I am sure some wonder whether writing for a blog really serves a purpose for an aspiring scholar; after all, you cannot always include blog writing on CV’s or resumes. Also, of course, time is limited. I could spend the time that I have writing a blog post working on “real” work—my dissertation, a published article, or a book. Then one confronts the question that writers always ponder, “Does anyone even read my blog?” Of course, I have expressed these very same thoughts. My answer to these concerns is that my thinking and writing about politics always informs and enhances my academic work, and vice versa.
Writing for Nursing Clio and other venues has coalesced into an expression of a political praxis. Now, this idea is hardly new and many of my peers have performed this action frequently. My colleagues and mentors taught me valuable research skills, various historical interpretations, and theories that I can add to my political toolbox. I entered into academia possessing the understanding that everyone—activists, organizers, artists, scholars, every type of worker—had a role to play in confronting injustice, debating policy, and building social movements. Thus, my close activist friends expect me to use these tools when I engage the broader public. When I speak to my activist friends about politics many will often ask, “What is the historical context?”
It is true, pursuing professional academic work requires one to devote their energies to performing CV- and resume-worthy tasks, especially considering the turbulent market. We are too aware of this. Yet, many of us may see another troubling contradiction—a job shortage exists, but there is not a shortage of problems that we must address—persistent class, racial, gender, and sexual inequality, economic restructuring, war and violence, etc.
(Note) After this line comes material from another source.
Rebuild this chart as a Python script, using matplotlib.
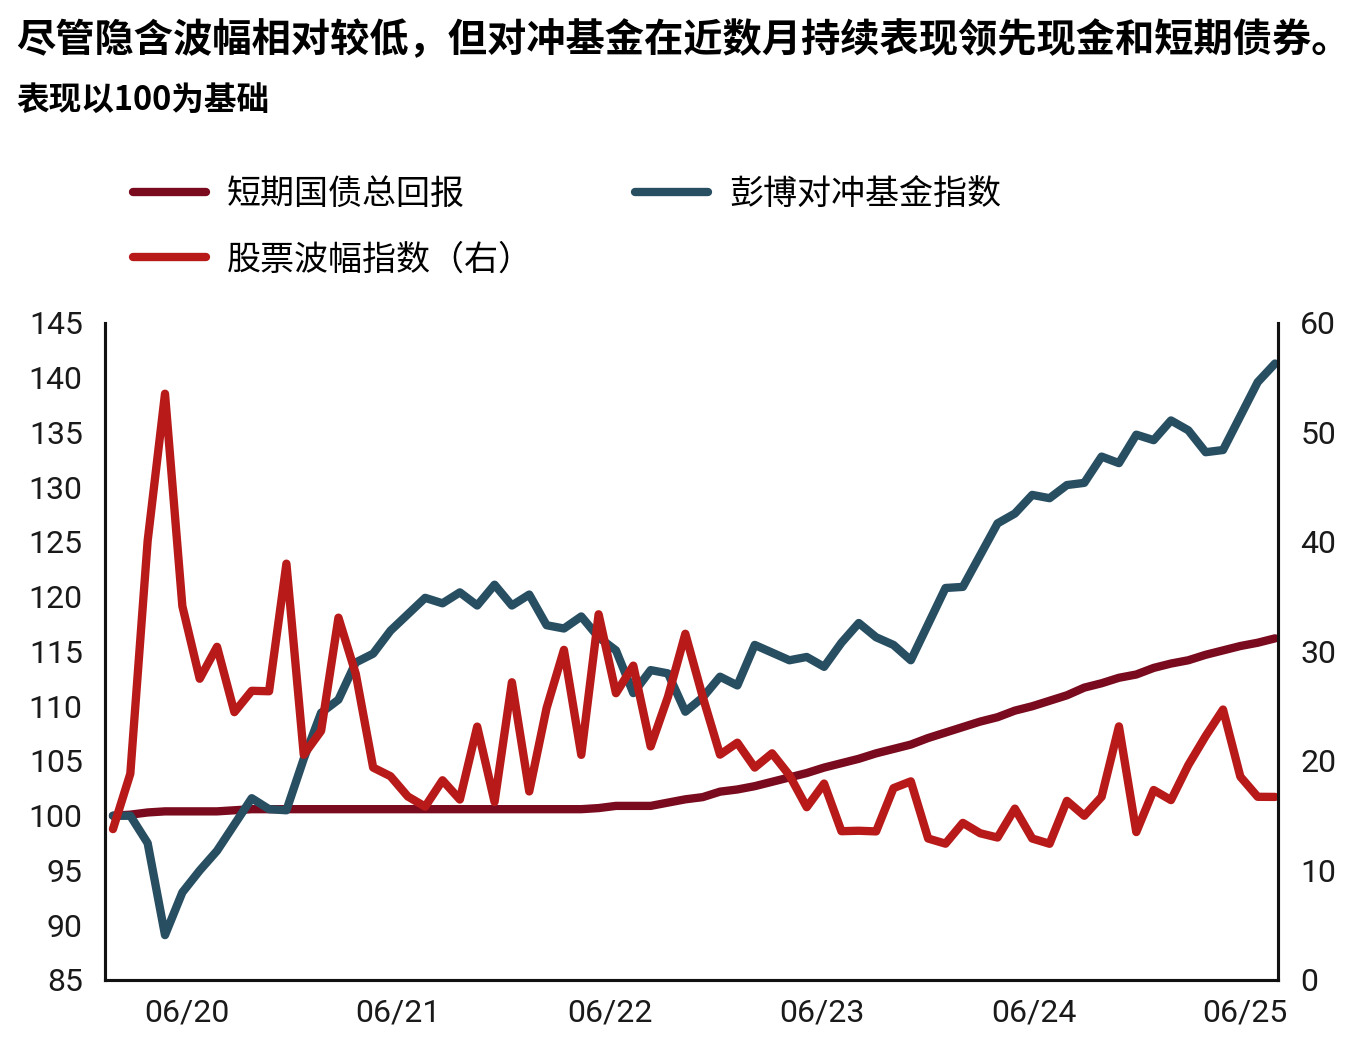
import numpy as np
import matplotlib
matplotlib.use('Agg')
import matplotlib.pyplot as plt
from matplotlib.lines import Line2D

plt.rcParams['font.family'] = ['Roboto', 'Noto Sans CJK SC', 'DejaVu Sans']

# Monthly data, 12/2019 - 07/2025
treasury = [100.0, 100.1, 100.3, 100.4, 100.4, 100.4, 100.4, 100.5, 100.6, 100.6,
            100.6, 100.6, 100.6, 100.6, 100.6, 100.6, 100.6, 100.6, 100.6, 100.6,
            100.6, 100.6, 100.6, 100.6, 100.6, 100.6, 100.6, 100.6, 100.7, 100.9,
            100.9, 100.9, 101.2, 101.5, 101.7, 102.2, 102.4, 102.7, 103.1, 103.5,
            103.9, 104.4, 104.8, 105.2, 105.7, 106.1, 106.5, 107.1, 107.6, 108.1,
            108.6, 109.0, 109.6, 110.0, 110.5, 111.0, 111.7, 112.1, 112.6, 112.9,
            113.5, 113.9, 114.2, 114.7, 115.1, 115.5, 115.8, 116.2]

hedge = [100.0, 100.0, 97.5, 89.1, 93.0, 95.0, 96.8, 99.2, 101.6, 100.6,
         100.5, 105.2, 109.4, 110.6, 114.0, 114.8, 116.9, 118.4, 119.9, 119.4,
         120.4, 119.2, 121.1, 119.2, 120.2, 117.4, 117.1, 118.2, 116.3, 115.1,
         111.2, 113.3, 113.0, 109.5, 110.8, 112.7, 111.9, 115.6, 114.9, 114.2,
         114.5, 113.6, 115.8, 117.6, 116.3, 115.6, 114.2, 117.5, 120.8, 120.9,
         123.8, 126.7, 127.6, 129.3, 129.0, 130.2, 130.4, 132.8, 132.2, 134.8,
         134.3, 136.1, 135.2, 133.2, 133.4, 136.5, 139.6, 141.3]

vix = [13.78, 18.84, 40.11, 53.54, 34.15, 27.51, 30.43, 24.46, 26.41, 26.37,
       38.02, 20.57, 22.75, 33.09, 27.95, 19.40, 18.61, 16.76, 15.83, 18.24,
       16.48, 23.14, 16.26, 27.19, 17.22, 24.83, 30.15, 20.56, 33.40, 26.19,
       28.71, 21.33, 25.87, 31.62, 25.88, 20.58, 21.67, 19.40, 20.70, 18.70,
       15.78, 17.94, 13.59, 13.63, 13.57, 17.52, 18.14, 12.92, 12.45, 14.35,
       13.40, 13.01, 15.65, 12.92, 12.44, 16.36, 15.00, 16.73, 23.16, 13.51,
       17.35, 16.43, 19.63, 22.28, 24.70, 18.57, 16.73, 16.72]

tick_labels = ['06/20', '06/21', '06/22', '06/23', '06/24', '06/25']
tick_pos = [4.27, 16.44, 28.66, 40.89, 53.11, 65.28]

c_treasury = '#7A0A1E'
c_hedge = '#284E62'
c_vix = '#B81A1A'

x = np.arange(len(hedge))

fig = plt.figure(figsize=(13.6, 10.59), dpi=100)
ax = fig.add_axes([0.0772, 0.0746, 0.8625, 0.6204])
ax2 = ax.twinx()

ax.plot(x, treasury, color=c_treasury, lw=6, solid_capstyle='round', solid_joinstyle='round')
ax.plot(x, hedge, color=c_hedge, lw=6, solid_capstyle='round', solid_joinstyle='round')
ax2.plot(x, vix, color=c_vix, lw=6, solid_capstyle='round', solid_joinstyle='round')

ax.set_xlim(-0.46, 67.17)
ax.set_ylim(85, 145)
ax.set_yticks(range(85, 146, 5))
ax2.set_ylim(0, 60)
ax2.set_yticks(range(0, 61, 10))
ax.set_xticks(tick_pos)
ax.set_xticklabels(tick_labels)

for a in (ax, ax2):
    a.spines['top'].set_visible(False)
    for s in ('left', 'right', 'bottom'):
        a.spines[s].set_linewidth(2.2)
        a.spines[s].set_color('#111111')
    a.tick_params(length=0, labelsize=23, colors='#1a1a1a')
ax.tick_params(axis='y', pad=16)
ax2.tick_params(axis='y', pad=16)
ax.tick_params(axis='x', pad=13)

fig.text(0.012, 0.962, '尽管隐含波幅相对较低，但对冲基金在近数月持续表现领先现金和短期债券。',
         fontsize=28.3, fontweight='bold', family=['Noto Sans CJK SC'], va='center', ha='left')
fig.text(0.012, 0.905, '表现以100为基础', fontsize=23.5, fontweight='bold',
         family=['Noto Sans CJK SC'], va='center', ha='left')

handles = [Line2D([], [], color=c_treasury, lw=6, solid_capstyle='round'),
           Line2D([], [], color=c_vix, lw=6, solid_capstyle='round'),
           Line2D([], [], color=c_hedge, lw=6, solid_capstyle='round')]
labels = ['短期国债总回报', '股票波幅指数（右）', '彭博对冲基金指数']
fig.legend(handles, labels, ncol=2, loc='upper left', bbox_to_anchor=(0.075, 0.862),
           frameon=False, handlelength=2.15, handletextpad=0.62, columnspacing=3.0,
           labelspacing=0.9, prop={'family': ['Noto Sans CJK SC'], 'size': 24.5, 'weight': 'light'})

fig.savefig('out.png', dpi=100, facecolor='white')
We also know that there are some individuals who assume we should use our power for “practical purposes”—teaching students “proper” forms of communication, teaching students “proper” history, preparing students to operate in a “competitive and globalizing world.” Sure, teaching these skills are important, but not at the expense of pursuing other lines of inquiry that affect particular groups of people deeply. Who is to say it is not a practical use of our skills to address various forms of inequality when the racial and gender wealth gaps persist? How is it not practical to deploy research and writing skills to confront sexual violence when rape culture remains prevalent and the violence against transgender people remains unacknowledged among the general public amid its rise? Using our knowledge and skills to pursue this line of inquiry may not allow one to always become wealthy, but addressing pressing issues helps expand social, political, economic, and cultural, at the very least. Of course, I am aware that my reflection may reflect a romantic view of knowledge production. Yet, it is tough to express skepticism when Nursing Clio serves as one example of how the demand for public scholars to weigh in on contemporary issues, and to social, cultural, and political direction, is not just desired, but needed.
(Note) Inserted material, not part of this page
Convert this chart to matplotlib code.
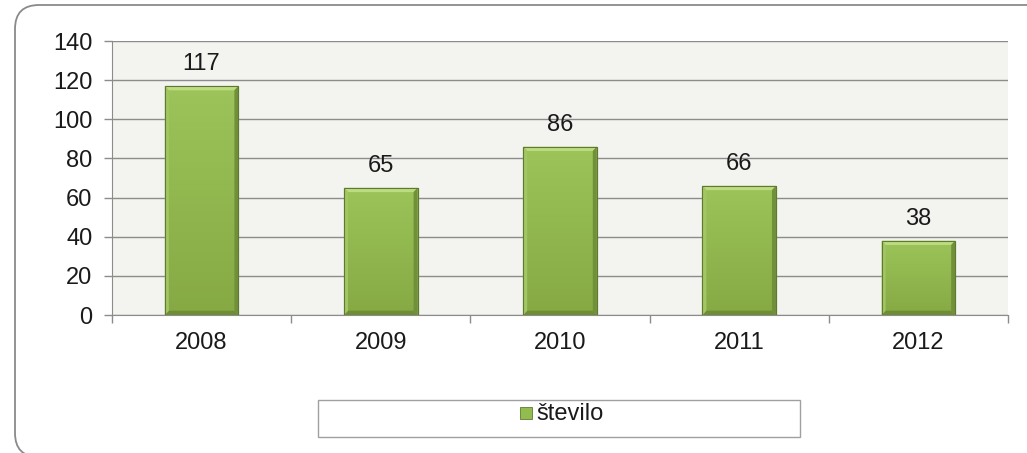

 We had around almost 30 contributors in our three years of operation. Only a few of our issues contained writings from the editors. I am grateful for everyone who supported us and contributed their time, effort, writing, and art. I want to take the time to especially thank Darrick Jackson, Aaron Beveridge, John Thrasher, Sara Vera, Jessica Winck, Tony Chinni, Sarah Murr (Stevens), Kathy Long, Trish Laughbaum, Jesi Halter, Erin Bistline, and Jessica Klaeser-Ratcliff, all of whom played crucial roles in founding and sustaining the publication.
 Let’s just leave it at that.
 Our declaration of the left’s death was an interesting way to respond to Bush’s reelection, to say the least. I cannot remember what we even said exactly.